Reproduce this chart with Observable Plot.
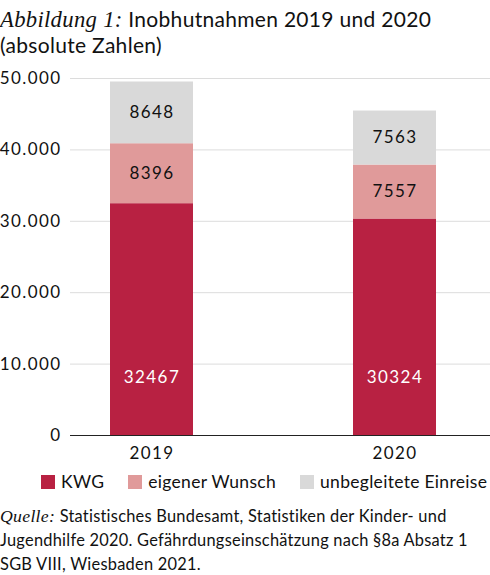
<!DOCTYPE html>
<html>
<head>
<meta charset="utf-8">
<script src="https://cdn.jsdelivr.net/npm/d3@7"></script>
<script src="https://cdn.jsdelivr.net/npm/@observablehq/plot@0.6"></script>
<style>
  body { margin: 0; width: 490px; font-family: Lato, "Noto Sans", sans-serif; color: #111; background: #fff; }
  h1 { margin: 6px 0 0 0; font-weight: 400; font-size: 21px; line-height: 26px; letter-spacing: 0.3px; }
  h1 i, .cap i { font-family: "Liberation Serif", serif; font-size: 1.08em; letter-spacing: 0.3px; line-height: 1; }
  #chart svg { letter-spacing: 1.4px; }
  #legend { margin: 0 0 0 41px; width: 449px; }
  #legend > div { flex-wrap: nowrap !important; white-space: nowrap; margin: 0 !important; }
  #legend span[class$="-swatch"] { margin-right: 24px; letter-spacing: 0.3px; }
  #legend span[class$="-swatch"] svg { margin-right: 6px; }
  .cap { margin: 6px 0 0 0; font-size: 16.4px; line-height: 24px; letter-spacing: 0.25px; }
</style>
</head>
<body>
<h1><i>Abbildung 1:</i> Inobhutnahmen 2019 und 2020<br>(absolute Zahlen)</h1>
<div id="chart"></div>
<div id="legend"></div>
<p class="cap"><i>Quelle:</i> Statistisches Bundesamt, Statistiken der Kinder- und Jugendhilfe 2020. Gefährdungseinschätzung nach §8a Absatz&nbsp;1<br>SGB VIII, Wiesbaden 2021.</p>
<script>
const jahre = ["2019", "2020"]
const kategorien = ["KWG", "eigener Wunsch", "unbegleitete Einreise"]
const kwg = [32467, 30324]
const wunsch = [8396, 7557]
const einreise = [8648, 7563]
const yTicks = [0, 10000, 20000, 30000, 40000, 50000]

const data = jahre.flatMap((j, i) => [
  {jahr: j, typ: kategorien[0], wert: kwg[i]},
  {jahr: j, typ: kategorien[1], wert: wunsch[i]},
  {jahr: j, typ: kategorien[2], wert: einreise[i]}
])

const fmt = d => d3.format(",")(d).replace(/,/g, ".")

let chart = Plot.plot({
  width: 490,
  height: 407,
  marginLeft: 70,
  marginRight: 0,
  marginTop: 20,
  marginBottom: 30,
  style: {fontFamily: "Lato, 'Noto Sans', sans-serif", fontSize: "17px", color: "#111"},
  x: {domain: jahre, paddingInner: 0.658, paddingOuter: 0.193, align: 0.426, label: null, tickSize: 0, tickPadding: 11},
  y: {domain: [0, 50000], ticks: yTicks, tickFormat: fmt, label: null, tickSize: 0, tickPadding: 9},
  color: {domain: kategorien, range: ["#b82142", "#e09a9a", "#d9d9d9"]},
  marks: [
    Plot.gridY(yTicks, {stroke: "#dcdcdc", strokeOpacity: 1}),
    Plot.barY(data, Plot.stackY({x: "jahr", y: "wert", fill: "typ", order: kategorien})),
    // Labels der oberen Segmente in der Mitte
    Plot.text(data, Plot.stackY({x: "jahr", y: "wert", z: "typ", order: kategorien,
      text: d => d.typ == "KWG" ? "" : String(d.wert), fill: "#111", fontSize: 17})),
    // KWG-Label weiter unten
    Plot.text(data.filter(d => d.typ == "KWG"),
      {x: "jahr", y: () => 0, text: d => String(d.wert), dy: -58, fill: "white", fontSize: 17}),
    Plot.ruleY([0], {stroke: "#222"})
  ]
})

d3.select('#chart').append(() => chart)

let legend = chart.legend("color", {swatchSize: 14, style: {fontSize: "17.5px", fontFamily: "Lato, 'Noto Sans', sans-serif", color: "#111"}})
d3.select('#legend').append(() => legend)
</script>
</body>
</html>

....................

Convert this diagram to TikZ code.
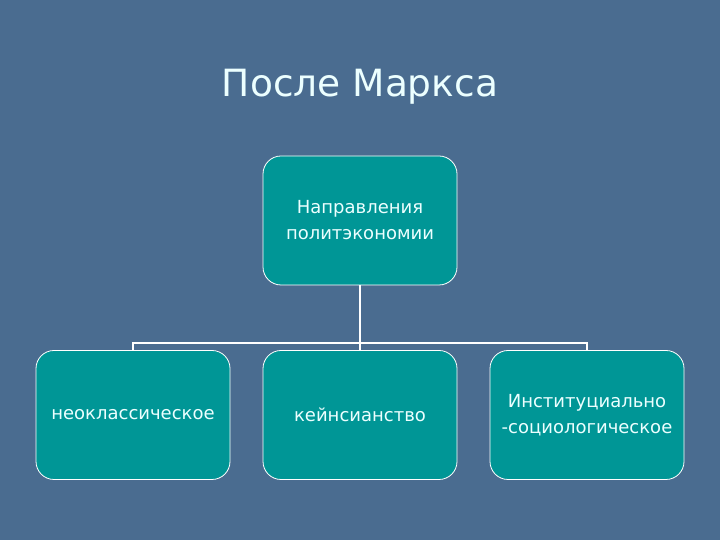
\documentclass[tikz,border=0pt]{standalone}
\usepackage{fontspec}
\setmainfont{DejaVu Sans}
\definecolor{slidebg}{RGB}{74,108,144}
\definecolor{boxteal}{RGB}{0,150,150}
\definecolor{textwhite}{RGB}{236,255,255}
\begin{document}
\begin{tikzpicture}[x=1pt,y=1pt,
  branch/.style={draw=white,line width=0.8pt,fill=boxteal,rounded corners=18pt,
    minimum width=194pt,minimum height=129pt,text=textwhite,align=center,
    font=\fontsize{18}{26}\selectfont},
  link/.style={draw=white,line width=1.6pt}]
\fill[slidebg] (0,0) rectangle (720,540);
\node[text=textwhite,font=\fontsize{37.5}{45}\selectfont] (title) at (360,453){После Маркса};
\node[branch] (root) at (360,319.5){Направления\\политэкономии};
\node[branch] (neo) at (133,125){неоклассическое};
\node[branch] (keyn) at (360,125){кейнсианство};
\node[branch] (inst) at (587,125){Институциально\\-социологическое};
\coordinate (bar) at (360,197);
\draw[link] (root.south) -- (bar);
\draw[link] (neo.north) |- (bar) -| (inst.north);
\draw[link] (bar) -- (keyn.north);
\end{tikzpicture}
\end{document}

....................

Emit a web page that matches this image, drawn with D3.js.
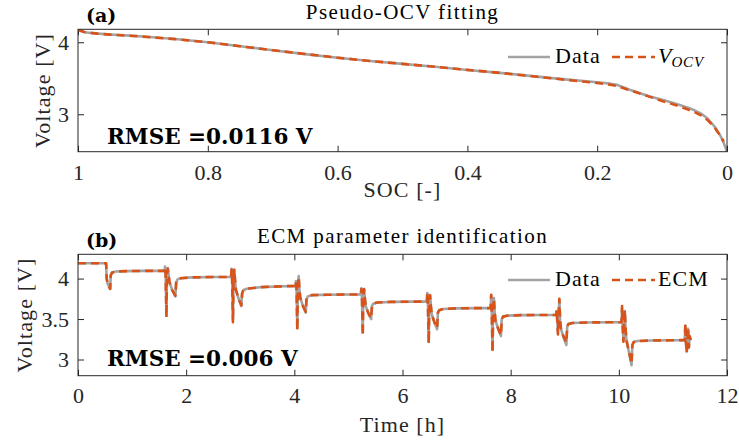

....................

*Instruction*
Nothing but the lines from the one containing "Reproduce this chart with Observable Plot." through the one containing "const fmt = d" should be echoed, each exactly as it stands; pictures are excluded.

*Task response*
Reproduce this chart with Observable Plot.
<!DOCTYPE html>
<html>
<head>
<meta charset="utf-8">
<script src="https://cdn.jsdelivr.net/npm/d3@7"></script>
<script src="https://cdn.jsdelivr.net/npm/@observablehq/plot@0.6"></script>
<style>
  body { margin: 0; width: 490px; font-family: Lato, "Noto Sans", sans-serif; color: #111; background: #fff; }
  h1 { margin: 6px 0 0 0; font-weight: 400; font-size: 21px; line-height: 26px; letter-spacing: 0.3px; }
  h1 i, .cap i { font-family: "Liberation Serif", serif; font-size: 1.08em; letter-spacing: 0.3px; line-height: 1; }
  #chart svg { letter-spacing: 1.4px; }
  #legend { margin: 0 0 0 41px; width: 449px; }
  #legend > div { flex-wrap: nowrap !important; white-space: nowrap; margin: 0 !important; }
  #legend span[class$="-swatch"] { margin-right: 24px; letter-spacing: 0.3px; }
  #legend span[class$="-swatch"] svg { margin-right: 6px; }
  .cap { margin: 6px 0 0 0; font-size: 16.4px; line-height: 24px; letter-spacing: 0.25px; }
</style>
</head>
<body>
<h1><i>Abbildung 1:</i> Inobhutnahmen 2019 und 2020<br>(absolute Zahlen)</h1>
<div id="chart"></div>
<div id="legend"></div>
<p class="cap"><i>Quelle:</i> Statistisches Bundesamt, Statistiken der Kinder- und Jugendhilfe 2020. Gefährdungseinschätzung nach §8a Absatz&nbsp;1<br>SGB VIII, Wiesbaden 2021.</p>
<script>
const jahre = ["2019", "2020"]
const kategorien = ["KWG", "eigener Wunsch", "unbegleitete Einreise"]
const kwg = [32467, 30324]
const wunsch = [8396, 7557]
const einreise = [8648, 7563]
const yTicks = [0, 10000, 20000, 30000, 40000, 50000]

const data = jahre.flatMap((j, i) => [
  {jahr: j, typ: kategorien[0], wert: kwg[i]},
  {jahr: j, typ: kategorien[1], wert: wunsch[i]},
  {jahr: j, typ: kategorien[2], wert: einreise[i]}
])

const fmt = d => d3.format(",")(d).replace(/,/g, ".")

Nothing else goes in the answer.